Who is the book dedicated to?

The list is as long or longer than the book, family, colleagues, friends, but perhaps above all, those about whom the book tells a little, a very little, of their story.

What book should we add next to our library?

I always recommend the last book I read that still stays with me.

Passagère du silence is a book that has an element of instructions for use. Through the unique experience of the artist Fabienne Verdier, we learn about the importance of basics, of slow learning and listening. Elements and tools of learning that have become so rare, the importance of nuance and of restraint.

Where can readers buy your book?

The Asia Publishing website and in private bookstores.

Professor Miki Kratsman (born 1959) is an Israeli photographer, artist and human rights activist. He worked as a photojournalist for the Haaretz, Hadashot and Ha’Ir newspapers. He is an associate professor in the Department of Photography at the Bezalel Academy of Art and Design and winner of the EMET prize, 2011 and the Ministry of Education and Culture prize, 2001. In 2015, the International Center of Photography (ICP), New York named him one of the 50 most socially committed photographers in the history of photography. Kratsman is one of the founders and currently the chair of the board of directors of the “Breaking the Silence” organization. In 2020, his book Oved arkhiyon [Archive Worker] was published by Kibbutz Hameuchad. The following year, his joint project with artist Shabtai Pinchevsky, Anti-Mapping, was presented at the Tel Aviv Museum of Art.

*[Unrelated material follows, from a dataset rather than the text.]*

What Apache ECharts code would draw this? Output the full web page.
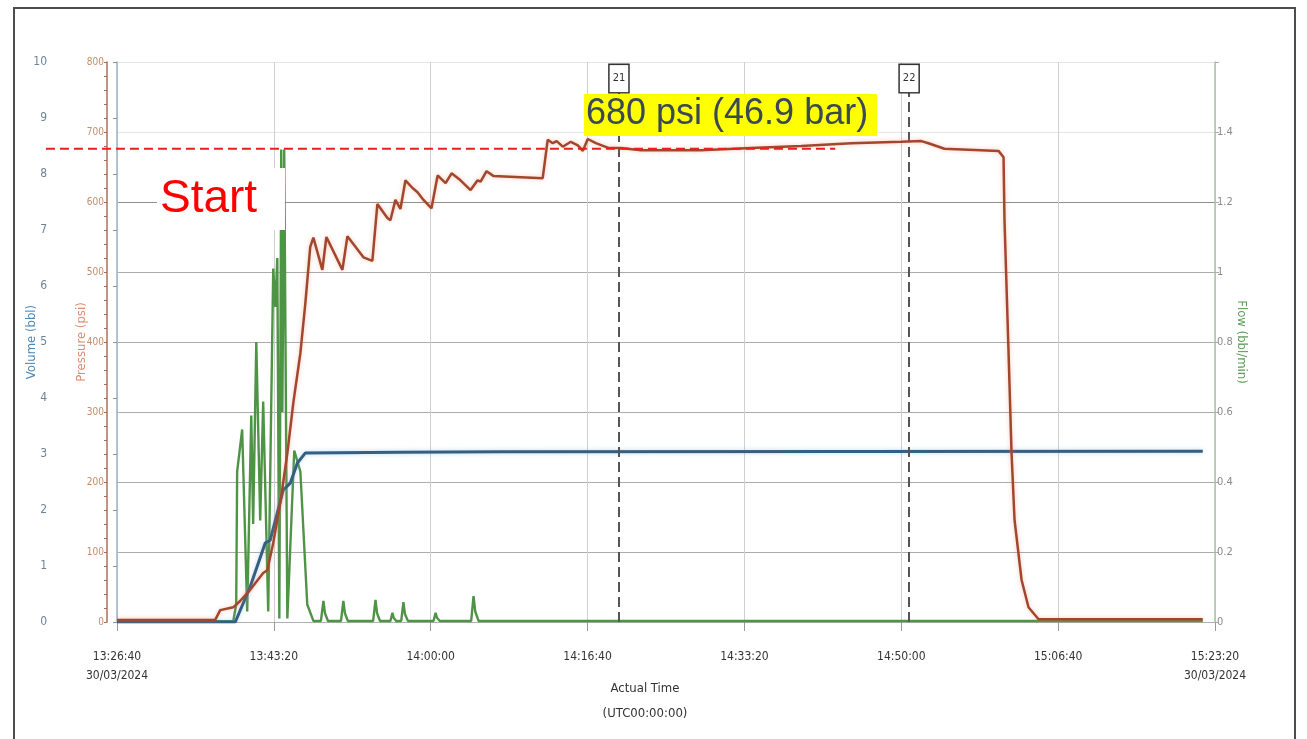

"I wanted to understand how the incomprehensible concept of “unrecognized” translates into everyday life, what it means to live within a self-contradictory political concept."

"In the Bedouin project there was no real distance, or let’s put it this way: there was zero distance. The intimacy I was looking for during my stay there was not always possible, but I was using a camera that takes pictures from a very short distance, candid enough to allow the subject’s refusal to be photographed. Each photograph became a contract between me and the person being photographed."